I imagine that it might be a bit difficult to persuade a scouting executive on decision making tendencies calculated on synthetic data that you can’t tie directly back to video!

Still, as tracking data becomes more widespread, these methods will only improve. We’re not quite at the point where player similarity is a solved problem, but we’re getting closer. Additionally, we haven’t spoken anything about player physical capacity. A player might have elite decision making, but it doesn’t matter if they can’t get themselves where they need to go.

Validation?

It is not obvious how you might validate a model like this. But in theory, you would expect that a player would be assigned approximately the same embedding through an identical training process across both a training and a validation data set.

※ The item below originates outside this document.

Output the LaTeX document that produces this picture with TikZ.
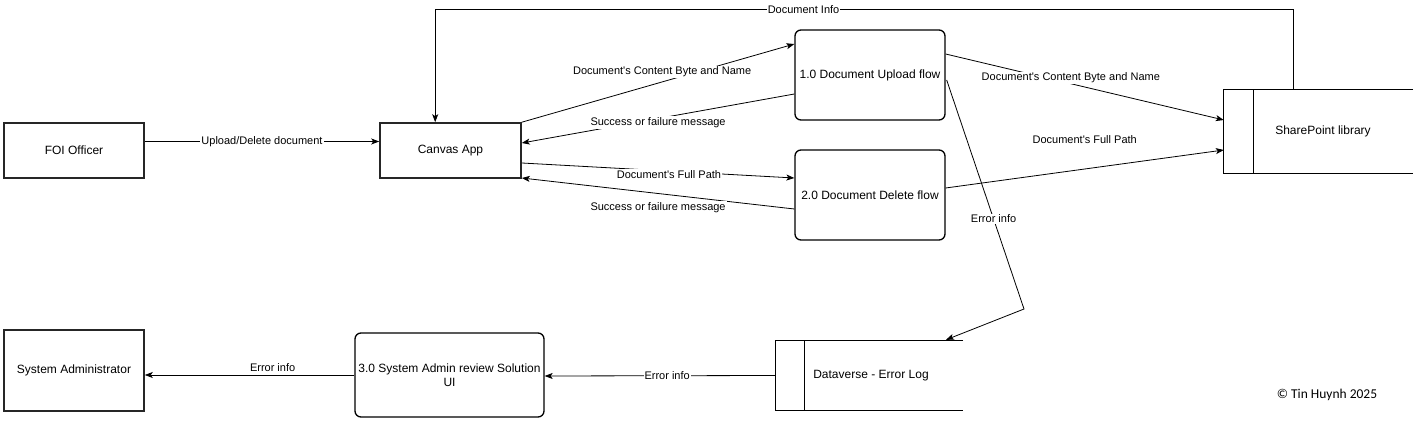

Practically, you will want to selectively freeze certain portions of the model after training to generate embeddings for future players who were not part of the initial training data set. And you will probably need to retrain something like this on a regular basis to account for drift.

Of course, you would see some player-level variation season-to-season, or perhaps when playing for different teams, but hopefully there should be some signal that is retained across all of these iterations.

My toy experiments with this concept almost certainly don’t have enough data to truly construct robust embeddings and are probably just over-fitting. But, the output surfaces look believable and I think the approach is conceptually strong.

So, What’s Next?

For now, the challenge is twofold: refining these models and integrating them into practical workflows. As a field, we need to consciously resist substitution bias and think deeply about what "similarity" really means and how it applies to the questions we’re trying to answer.

Ultimately, it’s about understanding the game on a deeper level—breaking down the decisions players make and the factors that influence them. If we get this right, the implications go far beyond player recruitment.